The Spanish speaking press is back on forth on this. In my general experience in Mexico and in Spanish-speaking US television, teams names are translated. Current, topical Google News examples:

Mexico Example 1
Mexico Example 2

However moving on to Venezuela…
Venezuela Example (We see that they don’t translate the names.)

Now checking the Univision website, it would appear they don’t translate:
Univision example
I’d’ve sworn they did, but home market, so it makes sense that they don’t.

There are even national inconsistencies: here’s another Venezuelan example where the teams names are translated.

FWIW, any time I speak with my in-laws in Mexico, they invariably speak with the translated names.

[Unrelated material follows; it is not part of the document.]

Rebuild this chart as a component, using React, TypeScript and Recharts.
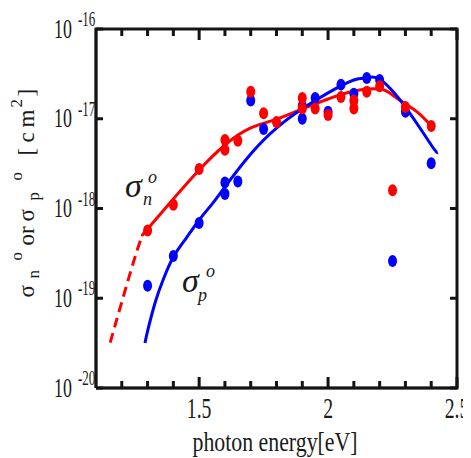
import React from 'react';
import { ComposedChart, Line, Scatter, XAxis, YAxis, Customized } from 'recharts';

// measured points (photon energy [eV], cross-section [cm^2])
const redPointE = [1.3, 1.4, 1.5, 1.6, 1.6, 1.65, 1.7, 1.75, 1.8, 1.9, 1.9, 1.95, 2.0, 2.05, 2.1, 2.1, 2.15, 2.2, 2.25, 2.3, 2.4];
const redPointV = [5.7e-19, 1.1e-18, 2.75e-18, 5.8e-18, 4.5e-18, 5.7e-18, 2.0e-17, 1.15e-17, 9.2e-18, 1.7e-17, 1.3e-17, 1.3e-17, 1.1e-17, 1.75e-17, 1.6e-17, 1.3e-17, 2.0e-17, 2.3e-17, 1.6e-18, 1.35e-17, 8.3e-18];

const bluePointE = [1.3, 1.4, 1.5, 1.6, 1.6, 1.65, 1.7, 1.75, 1.9, 1.9, 1.95, 2.0, 2.05, 2.1, 2.15, 2.2, 2.25, 2.3, 2.4];
const bluePointV = [1.38e-19, 2.95e-19, 6.9e-19, 1.95e-18, 1.45e-18, 2.0e-18, 1.6e-17, 7.7e-18, 1.0e-17, 1.4e-17, 1.7e-17, 1.2e-17, 2.4e-17, 1.9e-17, 2.85e-17, 2.7e-17, 2.6e-19, 1.2e-17, 3.2e-18];

// fitted curves
const redFitE = [1.28, 1.3, 1.4, 1.5, 1.6, 1.7, 1.8, 1.9, 2.0, 2.1, 2.2, 2.25, 2.3, 2.35, 2.4];
const redFitV = [5.07e-19, 5.92e-19, 1.28e-18, 2.69e-18, 5.1e-18, 7.9e-18, 9.9e-18, 1.29e-17, 1.66e-17, 2.04e-17, 2.14e-17, 1.84e-17, 1.46e-17, 1.16e-17, 8.3e-18];
const redExtrapE = [1.155, 1.2, 1.25, 1.28];
const redExtrapV = [3.2e-20, 9.1e-20, 2.8e-19, 5.07e-19];
const blueFitE = [1.29, 1.3, 1.33, 1.36, 1.4, 1.45, 1.5, 1.55, 1.6, 1.7, 1.8, 1.9, 2.0, 2.1, 2.15, 2.2, 2.3, 2.4, 2.426];
const blueFitV = [3.17e-20, 4.31e-20, 9.08e-20, 1.6e-19, 2.88e-19, 4.69e-19, 7.45e-19, 1.12e-18, 1.74e-18, 4.05e-18, 7.88e-18, 1.29e-17, 1.94e-17, 2.7e-17, 2.85e-17, 2.75e-17, 1.35e-17, 5.1e-18, 4.2e-18];

const xTicks = [1.2, 1.3, 1.4, 1.5, 1.6, 1.7, 1.8, 1.9, 2.0, 2.1, 2.2, 2.3, 2.4, 2.5];
const xMajorTicks = [1.5, 2.0, 2.5];
const yTicks = [1e-20, 1e-19, 1e-18, 1e-17, 1e-16];
const X_MIN = 1.1;
const X_MAX = 2.5;
const Y_MIN = 1e-20;
const Y_MAX = 1e-16;

const RED = '#ff0000';
const BLUE = '#0000ff';
const INK = '#1a1a1a';
const FRAME = '#141414';
const FONT = '"Liberation Serif", "Times New Roman", serif';

// layout
const CHART_W = 463;
const CHART_H = 450;
const MARGIN = { top: 21, right: 14, bottom: 0, left: 0 };
const Y_AXIS_W = 88;
const X_AXIS_H = 70;
const PLOT_W = CHART_W - MARGIN.left - MARGIN.right - Y_AXIS_W;
const PLOT_H = CHART_H - MARGIN.top - MARGIN.bottom - X_AXIS_H;
const PX_PER_DECADE = PLOT_H / (Math.log10(Y_MAX) - Math.log10(Y_MIN));
const PX_PER_EV = PLOT_W / (X_MAX - X_MIN);
const FRAME_W = 2.6;
const TICK_W = 2.2;
const MAJOR_LEN = 11;
const MINOR_LEN = 7;
const Y_TICK_LEN = 7;

const zip = (e: number[], v: number[]) => e.map((x, i) => ({ e: x, v: v[i] }));
const redPoints = zip(redPointE, redPointV);
const bluePoints = zip(bluePointE, bluePointV);
const redFit = zip(redFitE, redFitV);
const redExtrap = zip(redExtrapE, redExtrapV);
const blueFit = zip(blueFitE, blueFitV);

const isMajor = (v: number) => xMajorTicks.some((m) => Math.abs(m - v) < 1e-6);
const fmtX = (v: number) => String(Math.round(v * 10) / 10);

// frame box and inward tick marks, built from the domain and axis ticks, drawn through the chart scales
const frameBox = [
  { e: X_MIN, v: Y_MIN },
  { e: X_MIN, v: Y_MAX },
  { e: X_MAX, v: Y_MAX },
  { e: X_MAX, v: Y_MIN },
  { e: X_MIN, v: Y_MIN },
];
const tickMarks: { e: number; v: number | null }[] = [];
xTicks.forEach((t) => {
  const f = Math.pow(10, (isMajor(t) ? MAJOR_LEN : MINOR_LEN) / PX_PER_DECADE);
  tickMarks.push({ e: t, v: Y_MIN }, { e: t, v: Y_MIN * f }, { e: t, v: null });
  tickMarks.push({ e: t, v: Y_MAX }, { e: t, v: Y_MAX / f }, { e: t, v: null });
});
yTicks.forEach((t) => {
  const d = Y_TICK_LEN / PX_PER_EV;
  tickMarks.push({ e: X_MIN, v: t }, { e: X_MIN + d, v: t }, { e: X_MIN, v: null });
  tickMarks.push({ e: X_MAX, v: t }, { e: X_MAX - d, v: t }, { e: X_MAX, v: null });
});

const BottomTick = (props: any) => {
  const { x, y, payload } = props;
  if (!isMajor(payload.value)) return <g />;
  return (
    <text transform={`translate(${x},${y + 30}) scale(0.68,1)`} textAnchor="middle" fontSize={29} fontFamily={FONT} fill={INK}>
      {fmtX(payload.value)}
    </text>
  );
};

const LeftTick = (props: any) => {
  const { x, y, payload } = props;
  const exp = Math.round(Math.log10(payload.value));
  return (
    <g>
      <text transform={`translate(${x - 24},${y + 8.5}) scale(0.64,1)`} textAnchor="end" fontSize={28} fontFamily={FONT} fill={INK}>
        10
      </text>
      <text transform={`translate(${x - 18},${y - 3}) scale(0.62,1)`} textAnchor="start" fontSize={21} fontFamily={FONT} fill={INK}>
        {String(exp)}
      </text>
    </g>
  );
};

const Dot = (color: string) => (props: any) => {
  const { cx, cy } = props;
  if (cx == null || cy == null) return <g />;
  return <ellipse cx={cx} cy={cy} rx={4.5} ry={6} fill={color} />;
};

const Annotations = () => (
  <g fontFamily={FONT} fill={INK}>
    {/* x-axis title */}
    <text transform="translate(267,443) scale(0.78,1)" textAnchor="middle" fontSize={28}>
      photon energy[eV]
    </text>
    {/* y-axis title */}
    <g transform="translate(26,185.5) rotate(-90)">
      <text x={-104} y={0} fontSize={23}>σ</text>
      <text x={-85} y={5} fontSize={17}>n</text>
      <text x={-67} y={-12} fontSize={17}>o</text>
      <text x={-52} y={0} fontSize={23}>or</text>
      <text x={-28} y={0} fontSize={23}>σ</text>
      <text x={-7} y={5} fontSize={17}>p</text>
      <text x={13} y={-12} fontSize={17}>o</text>
      <text x={38} y={0} fontSize={23}>[</text>
      <text x={51} y={0} fontSize={23}>c</text>
      <text x={66} y={0} fontSize={23}>m</text>
      <text x={86} y={-12} fontSize={17}>2</text>
      <text x={97} y={0} fontSize={23}>]</text>
    </g>
    {/* series labels */}
    <text x={117} y={189} fontSize={34} fontStyle="italic">σ</text>
    <text x={135} y={197} fontSize={18} fontStyle="italic">n</text>
    <text x={140} y={175} fontSize={18} fontStyle="italic">o</text>
    <text x={174} y={284} fontSize={34} fontStyle="italic">σ</text>
    <text x={190} y={293} fontSize={18} fontStyle="italic">p</text>
    <text x={198} y={269} fontSize={18} fontStyle="italic">o</text>
  </g>
);

export default function App() {
  return (
    <ComposedChart width={CHART_W} height={CHART_H} margin={MARGIN} style={{ fontFamily: FONT }}>
      <XAxis
        dataKey="e"
        type="number"
        domain={[X_MIN, X_MAX]}
        ticks={xTicks}
        interval={0}
        height={X_AXIS_H}
        tickSize={0}
        tickMargin={0}
        tickLine={false}
        axisLine={{ stroke: FRAME, strokeWidth: FRAME_W }}
        tick={<BottomTick />}
      />
      <YAxis
        dataKey="v"
        type="number"
        scale="log"
        domain={[Y_MIN, Y_MAX]}
        ticks={yTicks}
        interval={0}
        width={Y_AXIS_W}
        tickSize={0}
        tickMargin={0}
        tickLine={false}
        axisLine={{ stroke: FRAME, strokeWidth: FRAME_W }}
        tick={<LeftTick />}
      />
      <Line data={redExtrap} dataKey="v" type="natural" stroke={RED} strokeWidth={3} strokeDasharray="10 6" dot={false} activeDot={false} isAnimationActive={false} />
      <Line data={redFit} dataKey="v" type="natural" stroke={RED} strokeWidth={3} dot={false} activeDot={false} isAnimationActive={false} />
      <Line data={blueFit} dataKey="v" type="natural" stroke={BLUE} strokeWidth={3} dot={false} activeDot={false} isAnimationActive={false} />
      <Line data={frameBox} dataKey="v" type="linear" stroke={FRAME} strokeWidth={3} dot={false} activeDot={false} isAnimationActive={false} />
      <Line data={tickMarks} dataKey="v" type="linear" stroke={FRAME} strokeWidth={3} dot={false} activeDot={false} isAnimationActive={false} />
      <Scatter data={bluePoints} dataKey="v" fill={BLUE} shape={Dot(BLUE)} isAnimationActive={false} />
      <Scatter data={redPoints} dataKey="v" fill={RED} shape={Dot(RED)} isAnimationActive={false} />
      <Customized component={Annotations} />
    </ComposedChart>
  );
}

They call their own website

In my experience, watching a lot of US baseball with Spanish commentary and reading newspapers in Spanish here in Panama, the team names are almost always translated (except for names like the Mets or Phillies).

The one I always find amusing is Los Cachorros for the Chicago Cubs. Cachorros does in fact mean “cubs,” but also means “puppies.” Whenever I hear it, I think of them as “The Chicago Puppies,” which perhaps is apt.

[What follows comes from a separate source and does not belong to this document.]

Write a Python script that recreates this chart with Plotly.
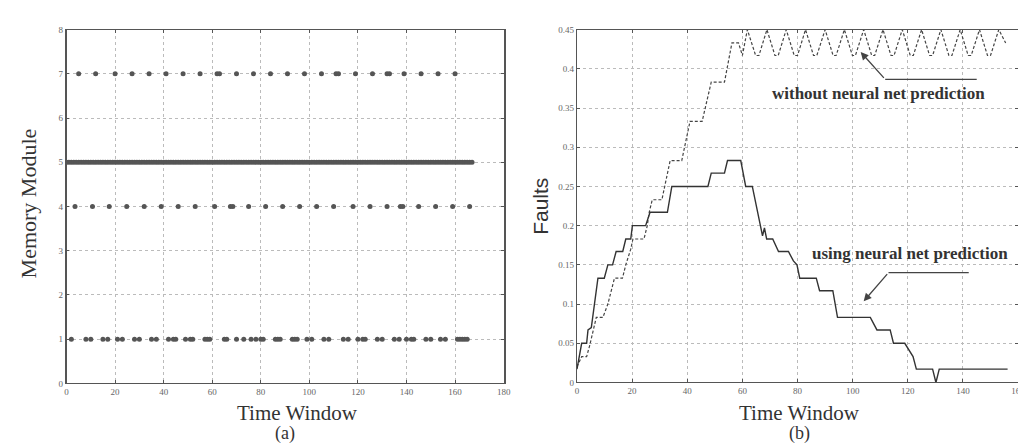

Here’s ESPN’s list of team names. Most are translated, with the exception of those where a literal translation wouldn’t work very well, like the Dodgers and Rockies.

Orioles de Baltimore
Bravos de Atlanta
Medias Rojas de Boston
Nacionales de Washington
Yankees de Nueva York
Mets de Nueva York
Rays de Tampa Bay
Filis de Filadelfia
Azulejos de Toronto
Marlins de la Florida
Medias Blancas Chicago
Cerveceros de Milwaukee
Indios de Cleveland
Cachorros de Chicago
Tigres de Detroit
Rojos de Cincinnati
Reales de Kansas City
Astros de Houston
Mellizos de Minnesota
Piratas de Pittsburgh
Cardenales de San Luis
Angelinos de Los Angeles
Dodgers de Los Angeles
Atléticos de Oakland
Padres de San Diego
Marineros de Seattle
Gigantes de San Francisco
Vigilantes de Texas
Rockies de Colorado
Diamondbacks de Arizona
I particularly like the Texas Vigilantes.

That list is how I grew up learning the baseball teams in Puerto Rico. Some of them were translated, some of them were not. Same with other sport teams, some were translated, some were not.